Dźwięk też pełni ważną rolę. Zastępuje nam graficzną grozę i wprowadza w nasze uszy niepokój i niepewność. Mimo, że na ekranie nic się nie dzieje, cały czas jesteśmy w napięciu i boimy się stworów czekających w mroku.
"You're dead meat''
Kolejną grą wykraczającą poza ramy realistycznej i jak najlepiej wyglądającej grafiki jest Hotline Miami. Niesamowicie brutalna i tak samo przepełniona psychodelicznym klimatem w stylu lat 70/80/90. Krew wylewa się z ekranu litrami, gra często ociera się o gore, fabuła, nieważne od momentu jest dynamiczna, nie nudzi, a tylko bardziej zatraca w psychodelę i napędza akcję niczym w Goodfellas. Sama rozgrywka daje ogromną satysfakcję i mimo repetycyjności, nie nudzi (w przeciwieństwie do pewnej gry od Rockstar Games).
Dla kolejnego porównania, to GTA V i scena tortur okraszonych pseudo ważną otoczką i satyrą wymierzoną w Amerykę (jak i cała gra) doprowadza mnie do zażenowania i przypominała czasy Manhunt 1.
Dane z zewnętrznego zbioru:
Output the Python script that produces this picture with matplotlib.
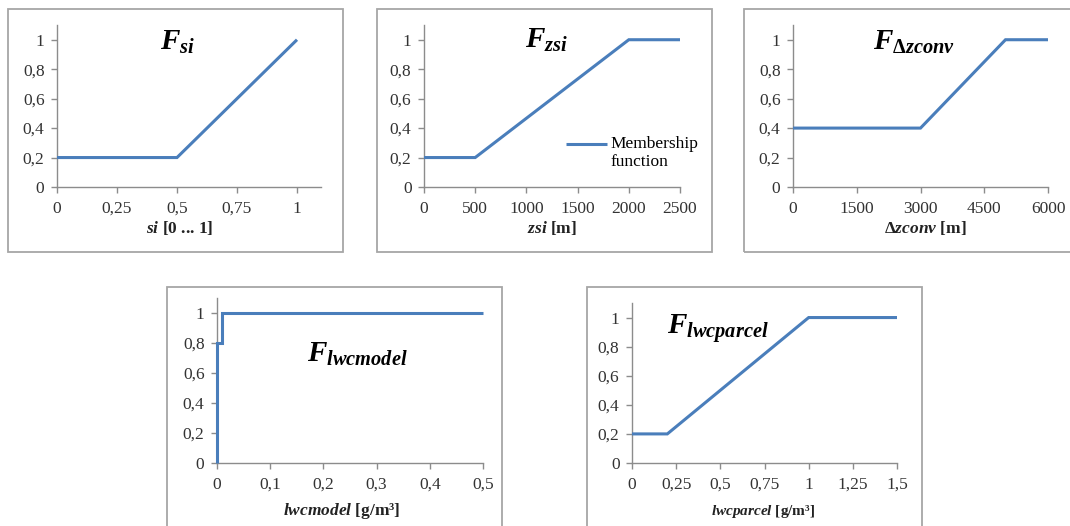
import matplotlib
matplotlib.use('Agg')
import matplotlib.pyplot as plt
from matplotlib.patches import Rectangle

plt.rcParams['font.family'] = ['Liberation Serif', 'DejaVu Serif']
plt.rcParams['mathtext.fontset'] = 'custom'
plt.rcParams['mathtext.it'] = 'Liberation Serif:italic:bold'
plt.rcParams['mathtext.rm'] = 'Liberation Serif:bold'
plt.rcParams['mathtext.bf'] = 'Liberation Serif:bold'

# data: membership functions
si_x = [0, 0.5, 1]
si_y = [0.2, 0.2, 1]
zsi_x = [0, 500, 2000, 2500]
zsi_y = [0.2, 0.2, 1, 1]
dz_x = [0, 3000, 5000, 6000]
dz_y = [0.4, 0.4, 1, 1]
lwcm_x = [0, 0, 0.01, 0.01, 0.5]
lwcm_y = [0, 0.8, 0.8, 1, 1]
lwcp_x = [0, 0.2, 1, 1.5]
lwcp_y = [0.2, 0.2, 1, 1]

y_ticks = [0, 0.2, 0.4, 0.6, 0.8, 1]
y_labels = ['0', '0,2', '0,4', '0,6', '0,8', '1']

si_ticks = [0, 0.25, 0.5, 0.75, 1]
si_labels = ['0', '0,25', '0,5', '0,75', '1']
zsi_ticks = [0, 500, 1000, 1500, 2000, 2500]
zsi_labels = ['0', '500', '1000', '1500', '2000', '2500']
dz_ticks = [0, 1500, 3000, 4500, 6000]
dz_labels = ['0', '1500', '3000', '4500', '6000']
lwcm_ticks = [0, 0.1, 0.2, 0.3, 0.4, 0.5]
lwcm_labels = ['0', '0,1', '0,2', '0,3', '0,4', '0,5']
lwcp_ticks = [0, 0.25, 0.5, 0.75, 1, 1.25, 1.5]
lwcp_labels = ['0', '0,25', '0,5', '0,75', '1', '1,25', '1,5']

W, H = 1070, 526
fig = plt.figure(figsize=(W / 100, H / 100), dpi=100)

LINE = '#4a7ebb'
GRAY = '#8c8c8c'


def px_axes(l, t, r, b):
    return fig.add_axes([l / W, 1 - b / H, (r - l) / W, (b - t) / H])


def frame(l, t, r, b):
    fig.add_artist(Rectangle((l / W, 1 - b / H), (r - l) / W, (b - t) / H,
                             transform=fig.transFigure, fill=False,
                             edgecolor='#a6a6a6', lw=1.3))


def setup(ax, xs, ys, xt, xl, xlim):
    ln, = ax.plot(xs, ys, color=LINE, lw=2.2, clip_on=False, zorder=5,
                  solid_capstyle='butt', solid_joinstyle='miter')
    ax.set_xlim(*xlim)
    ax.set_ylim(0, 1.1)
    ax.set_xticks(xt)
    ax.set_xticklabels(xl)
    ax.set_yticks(y_ticks)
    ax.set_yticklabels(y_labels)
    for s in ['top', 'right']:
        ax.spines[s].set_visible(False)
    for s in ['left', 'bottom']:
        ax.spines[s].set_color(GRAY)
        ax.spines[s].set_linewidth(1.0)
    ax.tick_params(axis='both', direction='out', length=4, width=1.0,
                   color=GRAY, labelsize=12.5, labelcolor='#333333')
    ax.tick_params(axis='x', pad=6)
    ax.tick_params(axis='y', pad=5)
    ax.patch.set_alpha(0)
    return ln


def ftext(x, y, s, **kw):
    fig.text(x / W, 1 - y / H, s, **kw)


# frames
frame(8, 9, 343, 252)
frame(377, 9, 712, 252)
frame(744, 9, 1075, 252)
frame(167, 287, 502, 530)
frame(587, 287, 922, 530)

ax1 = px_axes(57, 25, 321, 187)
setup(ax1, si_x, si_y, si_ticks, si_labels, (0, 1.1))
ax2 = px_axes(424, 25, 680, 187)
l2 = setup(ax2, zsi_x, zsi_y, zsi_ticks, zsi_labels, (0, 2500))
ax3 = px_axes(793, 25, 1048, 187)
setup(ax3, dz_x, dz_y, dz_ticks, dz_labels, (0, 6000))
ax4 = px_axes(217, 298, 483, 463)
setup(ax4, lwcm_x, lwcm_y, lwcm_ticks, lwcm_labels, (0, 0.5))
ax5 = px_axes(632, 303, 897, 463)
setup(ax5, lwcp_x, lwcp_y, lwcp_ticks, lwcp_labels, (0, 1.5))

ax2.legend([l2], ['Membership\nfunction'], loc='upper left',
           bbox_to_anchor=(0.52, 0.37), frameon=False, fontsize=12.5,
           handlelength=2.4, handletextpad=0.15, borderpad=0,
           labelspacing=0)
leg = ax2.get_legend()
# keep the legend sample level with the first text line
leg.get_lines()[0].set_transform(
    leg.get_lines()[0].get_transform() +
    matplotlib.transforms.ScaledTranslation(0, 9 / 100, fig.dpi_scale_trans))

# panel titles
tkw = dict(fontsize=21, ha='left', va='baseline', color='black')
ftext(160, 50, r'$\mathit{F}_{\mathit{si}}$', **tkw)
ftext(525, 48, r'$\mathit{F}_{\mathit{zsi}}$', **tkw)
ftext(873, 50, r'$\mathit{F}_{\Delta\mathit{zconv}}$', **tkw)
ftext(307, 362, r'$\mathit{F}_{\mathit{lwcmodel}}$', **tkw)
ftext(667, 334, r'$\mathit{F}_{\mathit{lwcparcel}}$', **tkw)

# axis labels
lkw = dict(fontsize=12.5, ha='center', va='center', fontweight='bold',
           color='#222222')
ftext(180, 228, r'$\mathit{si}$ [0 ... 1]', **lkw)
ftext(552, 228, r'$\mathit{zsi}$ [m]', **lkw)
ftext(925, 228, r'Δ$\mathit{zconv}$ [m]', **lkw)
ftext(342, 511, r'$\mathit{lwcmodel}$ [g/m³]', **lkw)
ftext(763, 511, r'$\mathit{lwcparcel}$ [g/m³]', fontsize=11, ha='center',
      va='center', fontweight='bold', color='#222222')

fig.savefig('out.png', dpi=100)
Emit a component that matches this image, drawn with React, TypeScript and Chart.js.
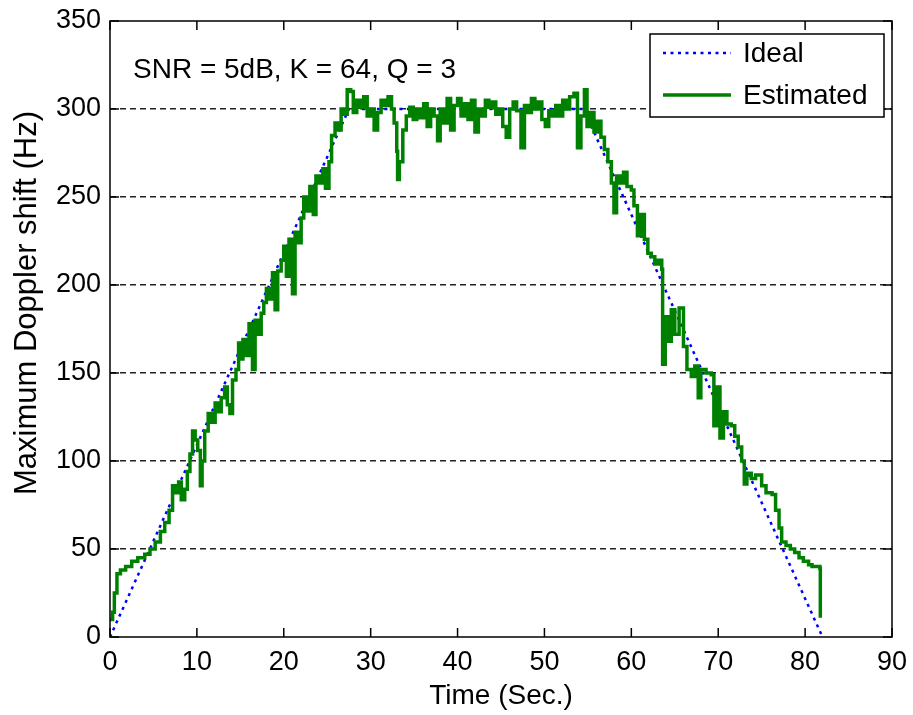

HM nie bawi się w pseudo poważne wątki, będąc przy tym świetny.
Hotline Miami wygląda jednak jakby urwało się z Sega Mega Drive czy innego PSX. Jaki płynie z tego wniosek?
Gra nie musi mieć fotorealistycznej grafiki, a nawet tekstur w wysokiej rozdzielczości. Graficznie musi mieć na siebie oryginalny pomysł, styl i jakość samą w sobie, aby być dobra, a nawet przewyższyć fotorealizm, do którego niektórzy tak ślepo dążą.